→ **INSTRUCTIONS FOR THE TASK**: Locate each line with the string "this" in the listing below and copy it.

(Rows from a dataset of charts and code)
----
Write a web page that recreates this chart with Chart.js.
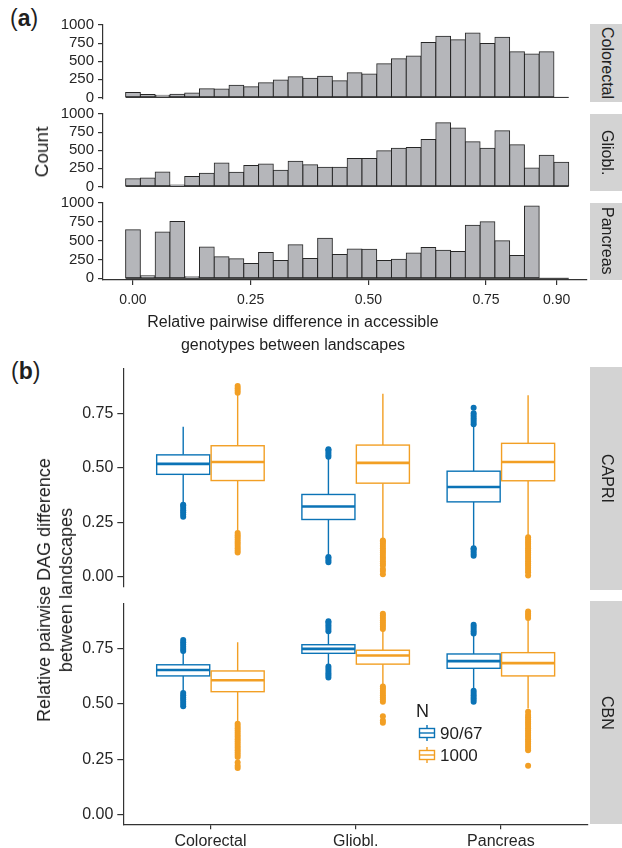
<!DOCTYPE html>
<html>
<head>
<meta charset="utf-8">
<script src="https://cdn.jsdelivr.net/npm/chart.js@4.4.1/dist/chart.umd.min.js"></script>
<style>
  body { margin: 0; width: 622px; height: 848px; position: relative; overflow: hidden; background: #fff;
         font-family: "Liberation Sans", Arial, Helvetica, sans-serif; color: #1f1f1f; }
  canvas { position: absolute; left: 0; }
  .txt { position: absolute; white-space: nowrap; }
  .strip { position: absolute; left: 590px; width: 34px; background: #d3d3d3;
           display: flex; align-items: center; justify-content: center; }
  .strip span { writing-mode: vertical-rl; font-size: 16px; color: #222; }
  .rot { position: absolute; transform: translate(-50%, -50%) rotate(-90deg); text-align: center; white-space: nowrap; }
</style>
</head>
<body>
<div class="txt" style="left:10px;top:7px;font-size:23px;line-height:23px">(<b>a</b>)</div>
<div class="txt" style="left:11px;top:360px;font-size:23px;line-height:23px">(<b>b</b>)</div>

<canvas id="histColorectal" width="590" height="100" style="top:12px"></canvas>
<canvas id="histGliobl" width="590" height="100" style="top:101px"></canvas>
<canvas id="histPancreas" width="590" height="120" style="top:190px"></canvas>
<canvas id="boxCapri" width="592" height="245" style="top:355px"></canvas>
<canvas id="boxCbn" width="592" height="258" style="top:590px"></canvas>

<div class="strip" style="top:24px;height:77.5px"><span>Colorectal</span></div>
<div class="strip" style="top:113.5px;height:77.5px"><span>Gliobl.</span></div>
<div class="strip" style="top:202.5px;height:77.5px"><span>Pancreas</span></div>
<div class="strip" style="top:367.3px;height:223.2px"><span>CAPRI</span></div>
<div class="strip" style="top:601px;height:223.3px"><span>CBN</span></div>

<div class="rot" style="left:42px;top:152px;font-size:19px">Count</div>
<div class="txt" style="left:0;width:586px;top:310px;font-size:16px;line-height:23px;text-align:center">
  Relative pairwise difference in accessible<br>genotypes between landscapes</div>
<div class="rot" style="left:55px;top:590px;font-size:18px;line-height:22px">
  Relative pairwise DAG difference<br>between landscapes</div>

<div class="txt" style="left:416px;top:702px;font-size:18px;line-height:18px">N</div>
<div class="txt" style="left:440px;top:725px;font-size:17px;line-height:17px">90/67</div>
<div class="txt" style="left:440px;top:747px;font-size:17px;line-height:17px">1000</div>

<script>
// (a) histogram bins
const binMids = [0.0000, 0.0314, 0.0628, 0.0941, 0.1255, 0.1569, 0.1883, 0.2197, 0.2510, 0.2824,
                 0.3138, 0.3452, 0.3766, 0.4079, 0.4393, 0.4707, 0.5021, 0.5335, 0.5648, 0.5962,
                 0.6276, 0.6590, 0.6904, 0.7217, 0.7531, 0.7845, 0.8159, 0.8473, 0.8786, 0.9100];
const colorectalCounts = [67, 40, 31, 44, 62, 120, 115, 169, 147, 204, 240, 284, 265, 293, 231,
                          342, 324, 466, 533, 573, 760, 844, 795, 888, 746, 830, 631, 600, 631, 0];
const glioblCounts = [107, 115, 200, 18, 138, 182, 324, 195, 289, 311, 222, 346, 300, 266, 266,
                      386, 386, 493, 528, 537, 648, 879, 808, 617, 528, 768, 577, 253, 431, 333];
const pancreasCounts = [645, 35, 614, 754, 22, 417, 285, 259, 197, 342, 237, 447, 263, 531, 316,
                        390, 386, 237, 254, 338, 408, 373, 355, 706, 750, 500, 303, 961, 0, 0];
const histXTicks = [0, 0.25, 0.5, 0.75, 0.9];
const histYTicks = [0, 250, 500, 750, 1000];

// (b) boxplots: [lower whisker, Q1, median, Q3, upper whisker] per category
const categories = ['Colorectal', 'Gliobl.', 'Pancreas'];
const capriSmall = [[0.336, 0.4695, 0.5175, 0.559, 0.688],
                    [0.095, 0.262, 0.3215, 0.377, 0.540],
                    [0.135, 0.343, 0.411, 0.484, 0.690]];
const capriLarge = [[0.205, 0.441, 0.5265, 0.601, 0.835],
                    [0.170, 0.429, 0.522, 0.604, 0.840],
                    [0.185, 0.440, 0.5265, 0.612, 0.833]];
const cbnSmall = [[0.555, 0.6275, 0.654, 0.678, 0.735],
                  [0.675, 0.730, 0.750, 0.769, 0.820],
                  [0.565, 0.662, 0.6945, 0.727, 0.810]];
const cbnLarge = [[0.420, 0.556, 0.608, 0.650, 0.780],
                  [0.590, 0.681, 0.720, 0.744, 0.835],
                  [0.480, 0.6275, 0.6856, 0.733, 0.880]];
// outliers per category
const capriSmallOut = [[0.275, 0.285, 0.295, 0.305, 0.315, 0.325, 0.33],
                       [0.065, 0.075, 0.085, 0.09, 0.55, 0.56, 0.57, 0.58, 0.585],
                       [0.095, 0.105, 0.115, 0.125, 0.13, 0.70, 0.71, 0.72, 0.73, 0.74, 0.75, 0.775]];
const capriLargeOut = [[0.11, 0.12, 0.13, 0.14, 0.15, 0.16, 0.17, 0.18, 0.19, 0.20, 0.845, 0.855, 0.865, 0.875],
                       [0.01, 0.025, 0.035, 0.05, 0.06, 0.07, 0.08, 0.09, 0.10, 0.11, 0.12, 0.13, 0.14, 0.15, 0.16, 0.165],
                       [0.005, 0.02, 0.03, 0.04, 0.05, 0.06, 0.07, 0.08, 0.09, 0.10, 0.11, 0.12, 0.13, 0.14, 0.15, 0.16, 0.17, 0.18]];
const cbnSmallOut = [[0.49, 0.50, 0.51, 0.52, 0.53, 0.54, 0.55, 0.74, 0.75, 0.76, 0.77, 0.78, 0.79],
                     [0.62, 0.63, 0.64, 0.65, 0.66, 0.67, 0.83, 0.84, 0.85, 0.86, 0.87, 0.875],
                     [0.51, 0.52, 0.53, 0.54, 0.55, 0.56, 0.82, 0.83, 0.84, 0.85, 0.86]];
const cbnLargeOut = [[0.21, 0.22, 0.235, 0.26, 0.27, 0.28, 0.29, 0.30, 0.31, 0.32, 0.33, 0.34, 0.35, 0.36, 0.37, 0.38, 0.39, 0.40, 0.41],
                     [0.415, 0.425, 0.445, 0.51, 0.52, 0.53, 0.54, 0.55, 0.56, 0.57, 0.58, 0.84, 0.85, 0.86, 0.87, 0.88, 0.89, 0.90, 0.91],
                     [0.22, 0.29, 0.30, 0.31, 0.32, 0.33, 0.34, 0.35, 0.36, 0.37, 0.38, 0.39, 0.40, 0.41, 0.42, 0.43, 0.44, 0.45, 0.465, 0.89, 0.90, 0.91, 0.92]];
const boxYTicks = [0, 0.25, 0.5, 0.75];

const blue = '#0b73b6';
const orange = '#f29f24';
const axisCol = '#333';
const boxHalf = 0.1875;

Chart.defaults.font.family = '"Liberation Sans", Arial, sans-serif';
Chart.defaults.color = '#262626';

function makeAxis(opts) {
  const shown = opts.display !== false;
  return {
    type: 'linear',
    display: shown,
    min: opts.min, max: opts.max, offset: false,
    afterBuildTicks: ax => { ax.ticks = opts.ticks.map(v => ({ value: v })); },
    afterFit: ax => {
      if (!shown) return;
      if (opts.width) ax.width = opts.width;
      if (opts.height) ax.height = opts.height;
    },
    grid: { drawOnChartArea: false, drawTicks: true, tickLength: opts.tickLen, color: axisCol, lineWidth: 1.2, offset: false },
    border: { display: true, color: axisCol, width: 1.2 },
    ticks: { font: { size: opts.size }, padding: opts.pad, autoSkip: false, maxRotation: 0, callback: opts.fmt }
  };
}

// baseline under the histogram bins (zero-height bins still show their edge)
const baseline = {
  id: 'baseline',
  afterDatasetsDraw(chart) {
    const { ctx, scales: { x, y } } = chart;
    const half = (binMids[1] - binMids[0]) / 2;
    ctx.save();
    ctx.strokeStyle = '#262626';
    ctx.lineWidth = 1;
    ctx.beginPath();
    ctx.moveTo(x.getPixelForValue(binMids[0] - half), y.getPixelForValue(0));
    ctx.lineTo(x.getPixelForValue(binMids[binMids.length - 1] + half), y.getPixelForValue(0));
    ctx.stroke();
    ctx.restore();
  }
};

function histChart(id, counts, pad, showX) {
  new Chart(document.getElementById(id), {
    type: 'bar',
    data: {
      datasets: [{
        data: binMids.map((x, i) => ({ x, y: counts[i] })),
        backgroundColor: '#b5b6ba',
        borderColor: '#262626',
        borderWidth: 1,
        borderSkipped: false,
        inflateAmount: 0.5,
        barPercentage: 1,
        categoryPercentage: 1
      }]
    },
    options: {
      responsive: false,
      animation: false,
      layout: { padding: pad },
      plugins: { legend: { display: false }, tooltip: { enabled: false } },
      scales: {
        x: makeAxis({ display: showX, min: -0.0637, max: 0.9645, ticks: histXTicks, tickLen: 5, pad: 7,
                      size: 14, height: 30, fmt: v => v.toFixed(2) }),
        y: makeAxis({ min: -22, max: 1000, ticks: histYTicks, tickLen: 5, pad: 4, size: 15, width: 103,
                      fmt: v => String(v) })
      }
    },
    plugins: [baseline]
  });
}

histChart('histColorectal', colorectalCounts, { top: 12, bottom: 10.5, left: 0, right: 3 }, false);
histChart('histGliobl', glioblCounts, { top: 12.5, bottom: 10, left: 0, right: 3 }, false);
histChart('histPancreas', pancreasCounts, { top: 12.5, bottom: 0, left: 0, right: 3 }, true);

function outlierData(outs, shift) {
  const pts = [];
  outs.forEach((vals, i) => vals.forEach(v => pts.push({ x: i + 1 + shift, y: v })));
  return pts;
}

function drawBox(ctx, xl, xr, xm, lo, q1, md, q3, hi, medWidth) {
  ctx.lineWidth = 1.4;
  ctx.beginPath();
  ctx.moveTo(xm, hi); ctx.lineTo(xm, q3);
  ctx.moveTo(xm, q1); ctx.lineTo(xm, lo);
  ctx.stroke();
  ctx.fillStyle = '#fff';
  ctx.fillRect(xl, q3, xr - xl, q1 - q3);
  ctx.strokeRect(xl, q3, xr - xl, q1 - q3);
  ctx.lineWidth = medWidth;
  ctx.beginPath(); ctx.moveTo(xl, md); ctx.lineTo(xr, md); ctx.stroke();
}

function boxPlugin(groups, withLegend) {
  return {
    id: 'boxes',
    beforeDatasetsDraw(chart) {
      const { ctx, scales: { x, y } } = chart;
      ctx.save();
      groups.forEach(g => {
        ctx.strokeStyle = g.color;
        g.stats.forEach((s, i) => {
          const c = i + 1 + g.shift;
          const px = s.map(v => y.getPixelForValue(v));
          drawBox(ctx, x.getPixelForValue(c - boxHalf) + 0.7, x.getPixelForValue(c + boxHalf) - 0.7,
                  x.getPixelForValue(c), px[0], px[1], px[2], px[3], px[4], 2.6);
        });
      });
      ctx.restore();
    },
    afterDraw(chart) {
      if (!withLegend) return;
      const ctx = chart.ctx;
      const top = chart.canvas.offsetTop;
      ctx.save();
      [[725, blue], [747, orange]].forEach(([ky, col]) => {
        const y0 = ky - top;
        ctx.strokeStyle = col;
        drawBox(ctx, 419.5, 434.5, 427, y0 + 16, y0 + 12.5, y0 + 8, y0 + 3.5, y0, 1.4);
      });
      ctx.restore();
    }
  };
}

function boxChart(id, small, large, smallOut, largeOut, pad, showX, withLegend) {
  new Chart(document.getElementById(id), {
    type: 'scatter',
    data: {
      datasets: [
        { data: outlierData(smallOut, -boxHalf), backgroundColor: blue, borderWidth: 0, pointRadius: 3 },
        { data: outlierData(largeOut, boxHalf), backgroundColor: orange, borderWidth: 0, pointRadius: 3 }
      ]
    },
    options: {
      responsive: false,
      animation: false,
      layout: { padding: pad },
      plugins: { legend: { display: false }, tooltip: { enabled: false } },
      scales: {
        x: makeAxis({ display: showX, min: 0.4, max: 3.6, ticks: [1, 2, 3], tickLen: 5, pad: 3,
                      size: 16, height: 23.7, fmt: v => categories[v - 1] }),
        y: makeAxis({ min: -0.0455, max: 0.9555, ticks: boxYTicks, tickLen: 6, pad: 4, size: 16,
                      width: 123.3, fmt: v => v.toFixed(2) })
      }
    },
    plugins: [boxPlugin([{ stats: small, shift: -boxHalf, color: blue },
                         { stats: large, shift: boxHalf, color: orange }], withLegend)]
  });
}

boxChart('boxCapri', capriSmall, capriLarge, capriSmallOut, capriLargeOut,
         { top: 12.3, bottom: 9.5, left: 0, right: 2.7 }, false, false);
boxChart('boxCbn', cbnSmall, cbnLarge, cbnSmallOut, cbnLargeOut,
         { top: 11, bottom: 0, left: 0, right: 2.7 }, true, true);
</script>
</body>
</html>
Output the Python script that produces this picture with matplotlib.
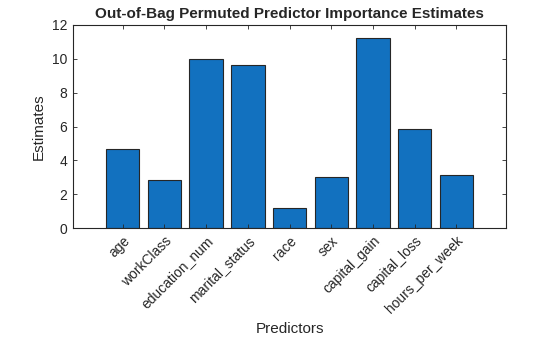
import matplotlib
matplotlib.use('Agg')
import matplotlib.pyplot as plt

# Dados
predictors = ['age', 'workClass', 'education_num', 'marital_status', 'race',
              'sex', 'capital_gain', 'capital_loss', 'hours_per_week']
estimates = [4.68, 2.84, 10.0, 9.65, 1.19, 3.03, 11.24, 5.88, 3.15]

plt.rcParams['font.family'] = ['Liberation Sans', 'DejaVu Sans']
cor_eixo = '#262626'

fig = plt.figure(figsize=(5.6, 3.37), dpi=100)
ax = fig.add_axes([0.130, 0.323, 0.774, 0.603])

pos = list(range(1, len(predictors) + 1))
ax.bar(pos, estimates, width=0.8, color='#1271bf', edgecolor=cor_eixo, linewidth=0.8)

ax.set_xlim(-0.2, 10.2)
ax.set_ylim(0, 12)
ax.set_yticks([0, 2, 4, 6, 8, 10, 12])
ax.set_xticks(pos)
ax.set_xticklabels(predictors, rotation=45, ha='right', rotation_mode='anchor')

ax.tick_params(direction='in', top=True, right=True, length=3, width=0.6,
               colors=cor_eixo, labelsize=10, pad=4)
for s in ax.spines.values():
    s.set_color(cor_eixo)
    s.set_linewidth(0.8)

ax.set_title('Out-of-Bag Permuted Predictor Importance Estimates',
             fontsize=11, fontweight='bold', color=cor_eixo, pad=5)
ax.set_xlabel('Predictors', fontsize=11, color=cor_eixo)
ax.set_ylabel('Estimates', fontsize=11, color=cor_eixo)

fig.savefig('out.png', dpi=100)
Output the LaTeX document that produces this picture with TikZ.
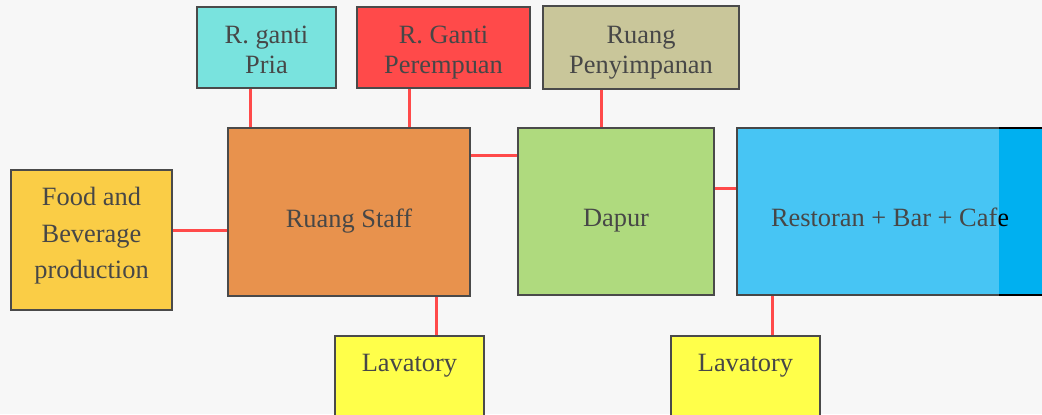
\documentclass[tikz,border=0pt]{standalone}
\usepackage{fontspec}
\setmainfont{Liberation Serif}
\definecolor{paper}{HTML}{F7F7F7}
\definecolor{edge}{HTML}{4A4A4A}
\definecolor{ink}{HTML}{474747}
\definecolor{wire}{HTML}{FF4A4A}
\definecolor{cPria}{HTML}{79E3DE}
\definecolor{cWanita}{HTML}{FF4A4A}
\definecolor{cSimpan}{HTML}{C9C69A}
\definecolor{cFnb}{HTML}{FACD46}
\definecolor{cStaff}{HTML}{E8924D}
\definecolor{cDapur}{HTML}{AFDA7E}
\definecolor{cResto}{HTML}{00B0F0}
\definecolor{cLav}{HTML}{FFFF4A}
\begin{document}
\begin{tikzpicture}[x=0.5pt,y=-0.5pt,
  room/.style={draw=edge, line width=1pt, text=ink, inner sep=0pt,
    align=center, font=\fontsize{13.2}{15}\selectfont},
  toproom/.style={room, minimum height=40.5pt, text height=26.5pt, text depth=1pt},
  bigroom/.style={room, text height=18pt, text depth=3pt},
  lavroom/.style={room, fill=cLav, anchor=north, minimum width=74.5pt,
    text height=17.5pt, text depth=30pt},
  link/.style={draw=wire, line width=1.5pt}]
  \useasboundingbox (0,0) rectangle (1042,414);
  \clip (0,0) rectangle (1042,414);
  \fill[paper] (0,0) rectangle (1042,414);

  % rooms
  \node[toproom, fill=cPria, minimum width=69.5pt]
    (pria) at (266.5,47.5) {R. ganti\\Pria};
  \node[toproom, fill=cWanita, minimum width=86.5pt]
    (wanita) at (443.5,47.5) {R. Ganti\\Perempuan};
  \node[toproom, fill=cSimpan, minimum width=98pt, minimum height=41.5pt]
    (simpan) at (641,47.5) {Ruang\\Penyimpanan};
  \node[room, fill=cFnb, minimum width=80.5pt, minimum height=70pt,
    font=\fontsize{13.2}{18.25}\selectfont, text height=41.5pt, text depth=3pt]
    (fnb) at (91.5,240) {Food and\\Beverage\\production};
  \node[bigroom, fill=cStaff, minimum width=121pt, minimum height=84pt]
    (staff) at (349,212) {Ruang Staff};
  \node[bigroom, fill=cDapur, minimum width=98pt, minimum height=83.5pt]
    (dapur) at (616,211.5) {Dapur};
  \node[bigroom, fill=cResto, draw=black, text=black, minimum width=153pt,
    minimum height=83.5pt]
    (resto) at (890,211.5) {Restoran + Bar + Cafe};
  % lighter left part of the restaurant block
  \fill[white, opacity=0.28] ([shift={(-1pt,1pt)}]resto.north west)
    rectangle ([shift={(131.5pt,-1pt)}]resto.south west);
  \node[lavroom] (lav1) at (409.5,335) {Lavatory};
  \node[lavroom] (lav2) at (745.5,335) {Lavatory};

  % connections
  \draw[link] ([xshift=-8.25pt]pria.south) coordinate (p1) -- (p1 |- staff.north);
  \draw[link] ([xshift=-17.25pt]wanita.south) coordinate (p2) -- (p2 |- staff.north);
  \draw[link] ([xshift=-20pt]simpan.south) coordinate (p3) -- (p3 |- dapur.north);
  \draw[link] ([yshift=5pt]fnb.east) coordinate (p4) -- (p4 -| staff.west);
  \draw[link] ([yshift=28.5pt]staff.east) coordinate (p5) -- (p5 -| dapur.west);
  \draw[link] ([yshift=11.75pt]dapur.east) coordinate (p6) -- (p6 -| resto.west);
  \draw[link] ([xshift=43.5pt]staff.south) coordinate (p7) -- (p7 |- lav1.north);
  \draw[link] ([xshift=-59pt]resto.south) coordinate (p8) -- (p8 |- lav2.north);
\end{tikzpicture}
\end{document}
----
→ **THE RESPONSE**:
Write a web page that recreates this chart with Chart.js.
Output the Python script that produces this picture with matplotlib.
Output the LaTeX document that produces this picture with TikZ.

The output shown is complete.